Figure scripts:
* * * * * * *

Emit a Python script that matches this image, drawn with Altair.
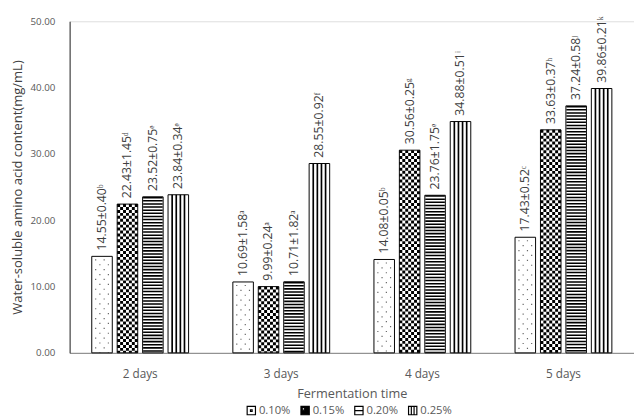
import altair as alt
import pandas as pd

days = ["2 days", "3 days", "4 days", "5 days"]
concs = ["0.10%", "0.15%", "0.20%", "0.25%"]
means = {
    "0.10%": [14.55, 10.69, 14.08, 17.43],
    "0.15%": [22.43, 9.99, 30.56, 33.63],
    "0.20%": [23.52, 10.71, 23.76, 37.24],
    "0.25%": [23.84, 28.55, 34.88, 39.86],
}
sds = {
    "0.10%": [0.40, 1.58, 0.05, 0.52],
    "0.15%": [1.45, 0.24, 0.25, 0.37],
    "0.20%": [0.75, 1.82, 1.75, 0.58],
    "0.25%": [0.34, 0.92, 0.51, 0.21],
}
letters = {
    "0.10%": ["b", "a", "b", "c"],
    "0.15%": ["d", "a", "g", "h"],
    "0.20%": ["e", "a", "e", "j"],
    "0.25%": ["e", "f", "i", "k"],
}
sup = {"a": "ᵃ", "b": "ᵇ", "c": "ᶜ", "d": "ᵈ", "e": "ᵉ", "f": "ᶠ",
       "g": "ᵍ", "h": "ʰ", "i": "ⁱ", "j": "ʲ", "k": "ᵏ"}

rows = []
for c in concs:
    for i, d in enumerate(days):
        rows.append({
            "day": d, "conc": c, "value": means[c][i],
            "label": f"{means[c][i]:.2f}±{sds[c][i]:.2f}{sup[letters[c][i]]}",
        })
df = pd.DataFrame(rows)

FONT = "Open Sans"
x_enc = alt.X(
    "day:N",
    scale=alt.Scale(domain=days, paddingInner=0, paddingOuter=0),
    axis=alt.Axis(title="Fermentation time", labelAngle=0, ticks=False,
                  labelPadding=16, labelFont=FONT, labelFontSize=12,
                  labelColor="#595959", domainColor="#7f7f7f",
                  titleFont=FONT, titleFontSize=13, titleFontWeight="normal",
                  titleColor="#595959", titlePadding=9),
)
y_enc = alt.Y(
    "value:Q",
    scale=alt.Scale(domain=[0, 50], nice=False),
    axis=alt.Axis(title="Water-soluble amino acid content(mg/mL)",
                  values=[0, 10, 20, 30, 40, 50], format=".2f", grid=False,
                  ticks=False, labelPadding=15, labelFont=FONT, labelFontSize=10,
                  labelColor="#595959", domainColor="#262626",
                  titleFont=FONT, titleFontSize=13.3, titleFontWeight="normal",
                  titleColor="#404040", titlePadding=6),
)

offs = [-39, -13, 13, 39]
BW = 21
layers = []

for s, c in enumerate(concs):
    base = alt.Chart(df).transform_filter(alt.datum.conc == c)
    off = offs[s]
    layers.append(base.mark_bar(width=BW, xOffset=off, color="white")
                  .encode(x=x_enc, y=y_enc))
    pat = []
    if s == 0:
        for k, dx in enumerate([-6.5, -2.2, 2.2, 6.5]):
            pat.append(dict(xOffset=off + dx, strokeWidth=1.2, strokeDash=[1.2, 8.8],
                            strokeDashOffset=-3 - 5 * (k % 2), color="#666666"))
    elif s == 1:
        for k in range(7):
            pat.append(dict(xOffset=off - 9 + 3 * k, strokeWidth=3, strokeDash=[3, 3],
                            strokeDashOffset=3 * (k % 2), color="black"))
    elif s == 2:
        pat.append(dict(xOffset=off, strokeWidth=BW - 1, strokeDash=[1.6, 1.6],
                        strokeDashOffset=0, color="black"))
    else:
        for dx in [-6.3, -2.1, 2.1, 6.3]:
            pat.append(dict(xOffset=off + dx, strokeWidth=1.7, color="black"))
    for p in pat:
        layers.append(base.mark_rule(**p).encode(x=x_enc, y=y_enc, y2=alt.datum(0)))
    layers.append(base.mark_bar(width=BW, xOffset=off, fillOpacity=0,
                                stroke="black", strokeWidth=1)
                  .encode(x=x_enc, y=y_enc))
    layers.append(base.mark_text(angle=270, align="left", baseline="middle", dx=6,
                                 xOffset=off, font=FONT, fontSize=12.5, color="#404040")
                  .encode(x=x_enc, y=y_enc, text="label:N"))

shape_paths = [
    "M-1,-1H1V1H-1Z M-0.2,-0.2H0.2V0.2H-0.2Z",
    "M-1,-1H1V1H-1Z M-0.7,-0.7V-0.1H-0.1V-0.7Z",
    "M-1,-1H1V1H-1Z M-1,0H1",
    "M-1,-1H1V1H-1Z M-0.33,-1V1 M0.33,-1V1",
]
leg = alt.Legend(title=None, orient="none", legendX=180, legendY=392,
                 direction="horizontal", labelFont=FONT, labelFontSize=11.5,
                 labelColor="#595959", symbolSize=72,
                 symbolStrokeWidth=1.2, symbolOpacity=1, columnPadding=8,
                 labelOffset=2)
legend_layer = alt.Chart(df).mark_point(filled=True).encode(
    x=x_enc, y=y_enc,
    shape=alt.Shape("conc:N", scale=alt.Scale(domain=concs, range=shape_paths), legend=leg),
    fill=alt.Fill("conc:N", scale=alt.Scale(domain=concs,
                  range=["white", "black", "white", "white"]), legend=leg),
    stroke=alt.Stroke("conc:N", scale=alt.Scale(domain=concs,
                      range=["black", "black", "black", "black"]), legend=leg),
    opacity=alt.value(0),
)
layers.append(legend_layer)

chart = alt.layer(*layers).properties(
    width=577, height=339,
    autosize=alt.AutoSizeParams(type="none"),
    padding={"left": 63, "top": 9, "right": 0, "bottom": 60},
).configure_view(stroke=None).configure(background="white")

chart.save("out.html", embed_options={"renderer": "svg", "actions": False})
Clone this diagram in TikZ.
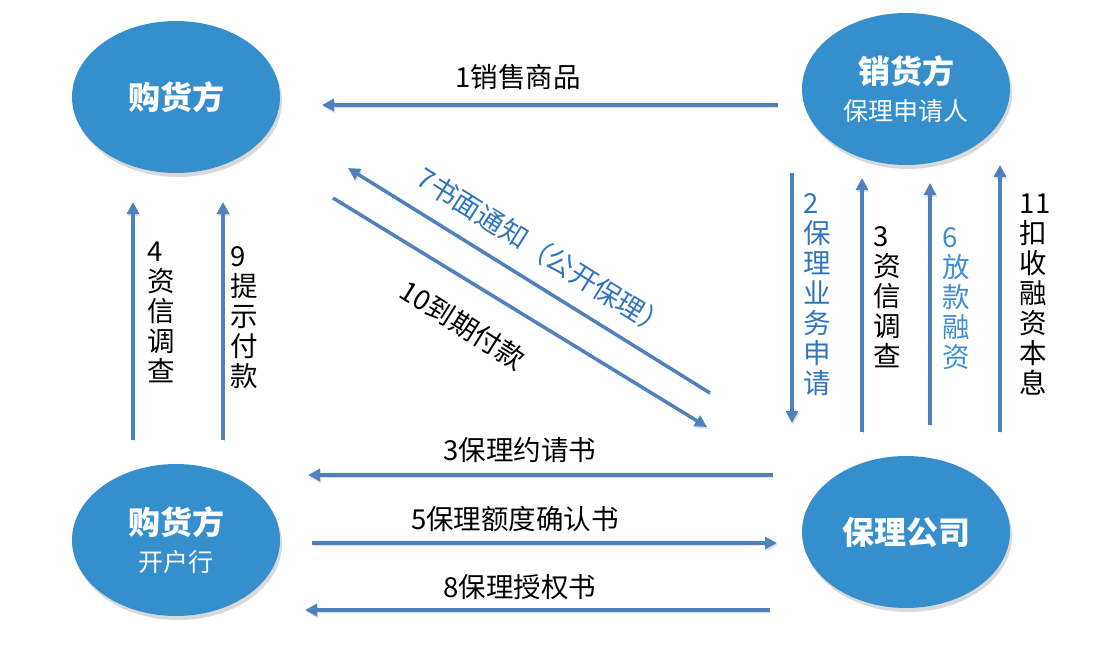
\documentclass[tikz,border=0pt]{standalone}
\usepackage{fontspec}
\setmainfont{Noto Sans CJK SC}
\usepackage{tikz}
\usetikzlibrary{shapes,arrows.meta,positioning,shadows}
\definecolor{ellblue}{RGB}{52,143,204}
\definecolor{arrowblue}{RGB}{79,129,189}
\definecolor{txtblue}{RGB}{47,117,192}
\definecolor{ltblue}{RGB}{62,142,210}
\tikzstyle{party} = [ellipse, fill=ellblue, draw=none, text=white, align=center, font=\fontsize{25}{37}\selectfont, minimum width=208pt, minimum height=152pt, drop shadow={opacity=0.3, shadow xshift=2pt, shadow yshift=-4pt}]
\tikzstyle{lbl} = [text=black, inner sep=0pt, font=\fontsize{27.5}{30}\selectfont]
\tikzstyle{vlbl} = [lbl, align=left]
\tikzstyle{tedge} = [draw=arrowblue, line width=3.5pt, -{Triangle[length=12pt,width=12pt]}, preaction={draw=black!12, transform canvas={xshift=1pt,yshift=-2pt}}]

\begin{document}
\begin{tikzpicture}[x=1pt, y=-1pt]
\useasboundingbox (0,0) rectangle (1102,661);

% parties =============================
\node[party] (buyer) at (176,97) {\fontsize{32}{37}\selectfont\bfseries 购货方};
\node[party] (seller) at (906,89) {{\fontsize{32}{37}\selectfont\bfseries 销货方}\\保理申请人};
\node[party] (bank) at (176,540) {{\fontsize{32}{37}\selectfont\bfseries 购货方}\\开户行};
\node[party] (factor) at (906,532) {\fontsize{32}{37}\selectfont\bfseries 保理公司};

% arrow ends
\coordinate (a1s) at (778,105);  \coordinate (a1e) at (322,105);
\coordinate (a4s) at (133,440);  \coordinate (a4e) at (133,202);
\coordinate (a9s) at (223,440);  \coordinate (a9e) at (223,202);
\coordinate (a2s) at (792,173);  \coordinate (a2e) at (792,423);
\coordinate (a3s) at (862,432);  \coordinate (a3e) at (862,178);
\coordinate (a6s) at (930,425);  \coordinate (a6e) at (930,183);
\coordinate (a11s) at (1000,432); \coordinate (a11e) at (1000,165);
\coordinate (a7s) at (710,393);  \coordinate (a7e) at (348,168);
\coordinate (a10s) at (333,198); \coordinate (a10e) at (707,427);
\coordinate (b3s) at (773,475);  \coordinate (b3e) at (308,475);
\coordinate (b5s) at (312,543);  \coordinate (b5e) at (777,543);
\coordinate (b8s) at (770,610);  \coordinate (b8e) at (305,610);

% labels
\node[lbl] (l1) at (518,77) {1销售商品};
\node[vlbl] (l4) at (161,312) {4\\资\\信\\调\\查};
\node[vlbl] (l9) at (244,318) {9\\提\\示\\付\\款};
\node[vlbl, text=txtblue] (l2) at (817,295) {2\\保\\理\\业\\务\\申\\请};
\node[vlbl] (l3) at (887,297) {3\\资\\信\\调\\查};
\node[vlbl, text=ltblue] (l6) at (956,299) {6\\放\\款\\融\\资};
\node[vlbl] (l11) at (1035,295) {11\\扣\\收\\融\\资\\本\\息};
\node[lbl, text=txtblue, rotate=-32] (l7) at (543,252) {7书面通知（公开保理）};
\node[lbl, rotate=-32] (l10) at (463,325) {10到期付款};
\node[lbl] (lb3) at (520,450) {3保理约请书};
\node[lbl] (lb5) at (515,519) {5保理额度确认书};
\node[lbl] (lb8) at (520,587) {8保理授权书};

%edges
\path[tedge] (a1s) -- (a1e);
\path[tedge] (a4s) -- (a4e);
\path[tedge] (a9s) -- (a9e);
\path[tedge] (a2s) -- (a2e);
\path[tedge] (a3s) -- (a3e);
\path[tedge] (a6s) -- (a6e);
\path[tedge] (a11s) -- (a11e);
\path[tedge] (a7s) -- (a7e);
\path[tedge] (a10s) -- (a10e);
\path[tedge] (b3s) -- (b3e);
\path[tedge] (b5s) -- (b5e);
\path[tedge] (b8s) -- (b8e);

\end{tikzpicture}
\end{document}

* * * * * * *

Reproduce the data above exactly, but only from the line containing "Clone this diagram in TikZ." through the line containing "(b8e) at (305,610);"; skip the pictures.

The output:
Clone this diagram in TikZ.
\documentclass[tikz,border=0pt]{standalone}
\usepackage{fontspec}
\setmainfont{Noto Sans CJK SC}
\usepackage{tikz}
\usetikzlibrary{shapes,arrows.meta,positioning,shadows}
\definecolor{ellblue}{RGB}{52,143,204}
\definecolor{arrowblue}{RGB}{79,129,189}
\definecolor{txtblue}{RGB}{47,117,192}
\definecolor{ltblue}{RGB}{62,142,210}
\tikzstyle{party} = [ellipse, fill=ellblue, draw=none, text=white, align=center, font=\fontsize{25}{37}\selectfont, minimum width=208pt, minimum height=152pt, drop shadow={opacity=0.3, shadow xshift=2pt, shadow yshift=-4pt}]
\tikzstyle{lbl} = [text=black, inner sep=0pt, font=\fontsize{27.5}{30}\selectfont]
\tikzstyle{vlbl} = [lbl, align=left]
\tikzstyle{tedge} = [draw=arrowblue, line width=3.5pt, -{Triangle[length=12pt,width=12pt]}, preaction={draw=black!12, transform canvas={xshift=1pt,yshift=-2pt}}]

\begin{document}
\begin{tikzpicture}[x=1pt, y=-1pt]
\useasboundingbox (0,0) rectangle (1102,661);

% parties =============================
\node[party] (buyer) at (176,97) {\fontsize{32}{37}\selectfont\bfseries 购货方};
\node[party] (seller) at (906,89) {{\fontsize{32}{37}\selectfont\bfseries 销货方}\\保理申请人};
\node[party] (bank) at (176,540) {{\fontsize{32}{37}\selectfont\bfseries 购货方}\\开户行};
\node[party] (factor) at (906,532) {\fontsize{32}{37}\selectfont\bfseries 保理公司};

% arrow ends
\coordinate (a1s) at (778,105);  \coordinate (a1e) at (322,105);
\coordinate (a4s) at (133,440);  \coordinate (a4e) at (133,202);
\coordinate (a9s) at (223,440);  \coordinate (a9e) at (223,202);
\coordinate (a2s) at (792,173);  \coordinate (a2e) at (792,423);
\coordinate (a3s) at (862,432);  \coordinate (a3e) at (862,178);
\coordinate (a6s) at (930,425);  \coordinate (a6e) at (930,183);
\coordinate (a11s) at (1000,432); \coordinate (a11e) at (1000,165);
\coordinate (a7s) at (710,393);  \coordinate (a7e) at (348,168);
\coordinate (a10s) at (333,198); \coordinate (a10e) at (707,427);
\coordinate (b3s) at (773,475);  \coordinate (b3e) at (308,475);
\coordinate (b5s) at (312,543);  \coordinate (b5e) at (777,543);
\coordinate (b8s) at (770,610);  \coordinate (b8e) at (305,610);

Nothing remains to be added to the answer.